Place | Asia: Philippines, Luzon |
---|---|
Accession Number | P10412.001 |
Collection type | Photograph |
Object type | Colour - Print hand-coloured black & white |
Maker |
Riley, Sidney |
Place made | Australia: New South Wales, Sydney, Australia: Queensland, Brisbane |
Date made | c July 1940 |
Conflict |
Second World War, 1939-1945 |
Copyright |
Item copyright: Copyright expired - public domain
|
Studio group portrait of three brothers from Rockhampton, Queensland, who enlisted within three ...

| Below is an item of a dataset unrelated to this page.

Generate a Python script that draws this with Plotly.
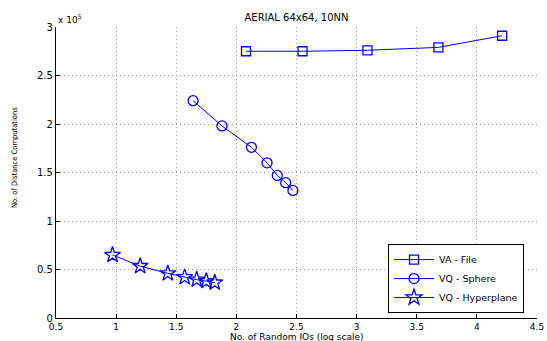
import plotly.graph_objects as go

# Data (y in units of 1e5 distance computations)
va_file_x = [2.08, 2.55, 3.09, 3.68, 4.21]
va_file_y = [2.75, 2.75, 2.76, 2.79, 2.91]

vq_sphere_x = [1.64, 1.88, 2.125, 2.255, 2.34, 2.41, 2.47]
vq_sphere_y = [2.24, 1.98, 1.76, 1.60, 1.47, 1.395, 1.315]

vq_hyper_x = [0.97, 1.20, 1.43, 1.57, 1.67, 1.75, 1.82]
vq_hyper_y = [0.65, 0.535, 0.46, 0.42, 0.395, 0.38, 0.365]

x_ticks = [0.5, 1, 1.5, 2, 2.5, 3, 3.5, 4, 4.5]
y_ticks = [0, 0.5, 1, 1.5, 2, 2.5, 3]

BLUE = "#0000ff"
FONT = "DejaVu Sans, Liberation Sans, Arial, sans-serif"

fig = go.Figure()
fig.add_trace(go.Scatter(x=va_file_x, y=va_file_y, mode="lines+markers", name="VA - File",
                         line=dict(color=BLUE, width=1),
                         marker=dict(symbol="square-open", size=9, color=BLUE, line=dict(width=1.3))))
fig.add_trace(go.Scatter(x=vq_sphere_x, y=vq_sphere_y, mode="lines+markers", name="VQ - Sphere",
                         line=dict(color=BLUE, width=1),
                         marker=dict(symbol="circle-open", size=10, color=BLUE, line=dict(width=1.3))))
fig.add_trace(go.Scatter(x=vq_hyper_x, y=vq_hyper_y, mode="lines+markers", name="VQ - Hyperplane",
                         line=dict(color=BLUE, width=1),
                         marker=dict(symbol="star-open", size=12, color=BLUE, line=dict(width=1.3))))

axis_common = dict(
    showline=True, linecolor="black", linewidth=1.3, mirror=False,
    ticks="inside", ticklen=4, tickcolor="black", tickwidth=1,
    showgrid=True, gridcolor="#9a9a9a", griddash="1px,3px", gridwidth=1,
    zeroline=False, automargin=False,
    tickfont=dict(family=FONT, size=10, color="black"),
)

fig.update_xaxes(range=[0.5, 4.5], tickvals=x_ticks, ticktext=[f"{v:g}" for v in x_ticks],
                 ticklabelstandoff=0, **axis_common)
fig.update_xaxes(tickfont=dict(size=9))
fig.update_yaxes(range=[0, 3], tickvals=y_ticks, ticktext=[f"{v:g}" for v in y_ticks],
                 **axis_common)

fig.add_annotation(text="No. of Random IOs (log scale)",
                   xref="paper", yref="paper", x=0.5, y=-0.064,
                   showarrow=False, xanchor="center", yanchor="middle",
                   font=dict(family=FONT, size=9, color="black"))
fig.add_annotation(text="No. of Distance Computations", textangle=-90,
                   xref="paper", yref="paper", x=-0.085, y=0.55,
                   showarrow=False, xanchor="center", yanchor="middle",
                   font=dict(family="DejaVu Sans Condensed, Liberation Sans Narrow, Arial Narrow, sans-serif",
                             size=7.5, color="black"))
fig.add_annotation(text="x 10<sup>5</sup>", xref="paper", yref="paper", x=0.0, y=1.0,
                   xanchor="left", yanchor="bottom", showarrow=False,
                   font=dict(family=FONT, size=9, color="black"))

fig.update_layout(
    width=547, height=341,
    margin=dict(l=56, r=10, t=27, b=23, autoexpand=False),
    paper_bgcolor="white", plot_bgcolor="white",
    title=dict(text="AERIAL 64x64, 10NN", x=0.5, xanchor="center", y=0.95, yanchor="middle",
               xref="paper", font=dict(family=FONT, size=10, color="black")),
    showlegend=True,
    legend=dict(x=0.973, y=0.017, xanchor="right", yanchor="bottom",
                bgcolor="white", bordercolor="black", borderwidth=1,
                font=dict(family=FONT, size=9.5, color="black"),
                tracegroupgap=0, itemwidth=40),
)

fig.write_html("out.html")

Studio group portrait of three brothers from Rockhampton, Queensland, who enlisted within three months of each other in mid 1940. Left to right: QX2936 Private (Pte) (later Corpral) Max Harold (Peter) Flood, 9 Division Signals; QX8467 Signalman (Sig) William Edward "Splinter" Flood, 1 Independent Company and QX8250 Pte Richard Joseph Flood, Northern Command Infantry Training Depot. Corporal Peter Flood, the youngest of the three, survived the war but his two brothers did not. Pte Richard Flood died of injuries on 8 October 1940 after falling from a balcony whilst on pre-embarkation leave. He was 26. Signalman William Flood served on the island of New Ireland. He was taken prisoner of war (POW) following the Japanese invasion of January 1942 and held at Rabaul, New Britain. On 22 June 1942 he was one of an estimated 845 POWs and 209 civilians who embarked from Rabaul aboard the Japanese transport ship MV Montevideo Maru. The POWs were members of the No. 1 Independent Company, 2/22 Battalion and other units of Lark Force. Civilians included officials of the New Guinea Administration and missionaries. The ship sailed unescorted for Hainan Island. On 1 July 1942 all the prisoners died when the Montevideo Maru was torpedoed by a US Navy submarine, USS Sturgeon, off the coast of Luzon Island in the Philippines.